The Procurement Officials Can be Held Personally Accountable for Improprieties in the Bid Evaluation Process

In an Alaska bid protest case, a hearing examiner found serious improprieties by procurement officials in the bid evaluation process. The court held that the officials were entitled only to qualified immunity, not absolute immunity.

A disappointed bidder learned after the contract was awarded to another contractor that the five evaluations of its bid contained grave deficiencies. The disappointed bidder filed a protest which was heard after the contract was awarded to another contractor but the protestor was awarded only its bid preparation costs.

Disappointed by the outcome of the hearing process, the protestor filed a lawsuit against four procurement officials as individuals.

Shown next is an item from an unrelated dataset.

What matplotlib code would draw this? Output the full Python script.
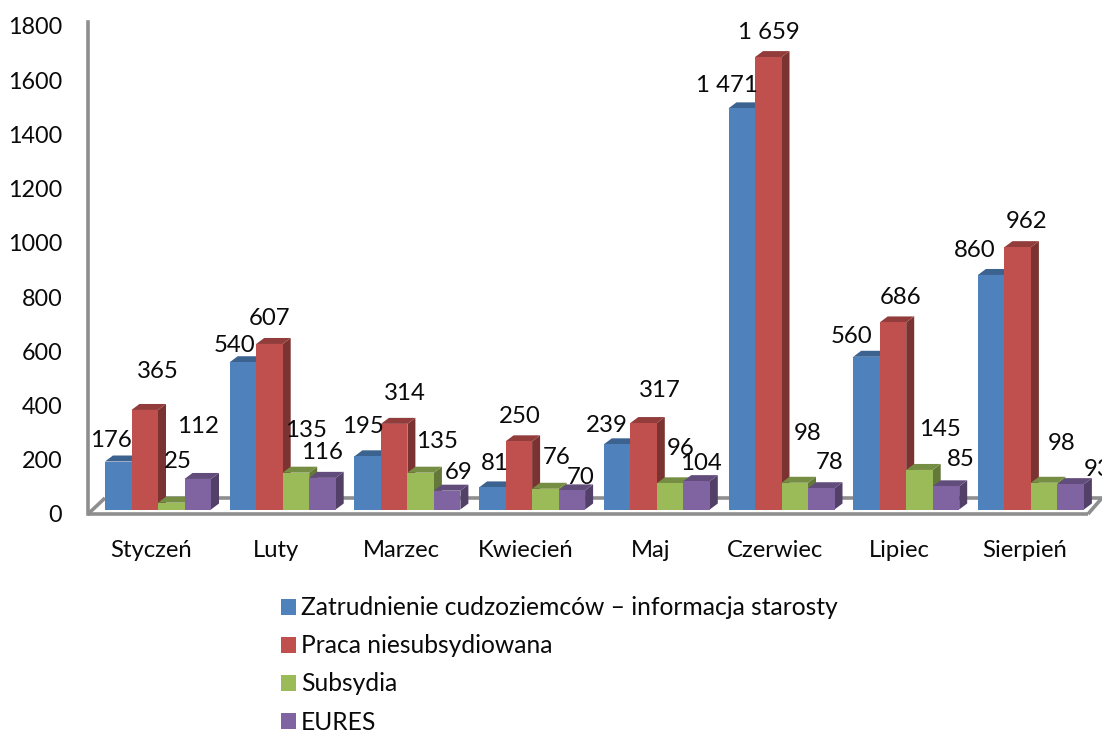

The procurement officials took the position that their actions were protected by absolute immunity. Absolute immunity immunizes officials from suit for all official acts without regard to motive. The court, applied a “three factor” test and found that the importance of ensuring transparency in the State’s procurement process and that low instances of similar actions against procurement officials favored granting procurement officials qualified immunity not absolute immunity.

Qualified immunity provides officials with substantial protection from liability. Officials under qualified immunity are liable only if they act negligently which protects officials for liability arising out of a knowing violation where that official lacked the requisite degree of bad faith. For an official with qualified immunity to be held liable, his or her conduct must have been outrageous or evidenced reckless indifference to the interest of another person. The court held that qualified immunity affords its officials substantial protection from liability, however if a contractor is able to show that the bid evaluator’s conduct was outrageous or recklessly indifferent, the contractor could recover against the procurement officials personally. Weed v. Bachner Company, Inc., 230 P.3d 267 (2010).

Comment: After a contract is awarded, a protestor’s recovery is generally limited to bid preparation costs. In most instances, this hollow victory does not justify the effort of a court battle. This case provides a disappointed bidder with an avenue for redress when procurement officials’ evaluation of bid crosses the line into the territory of reckless indifference for an evenhanded, fair and unbiased bid selection process.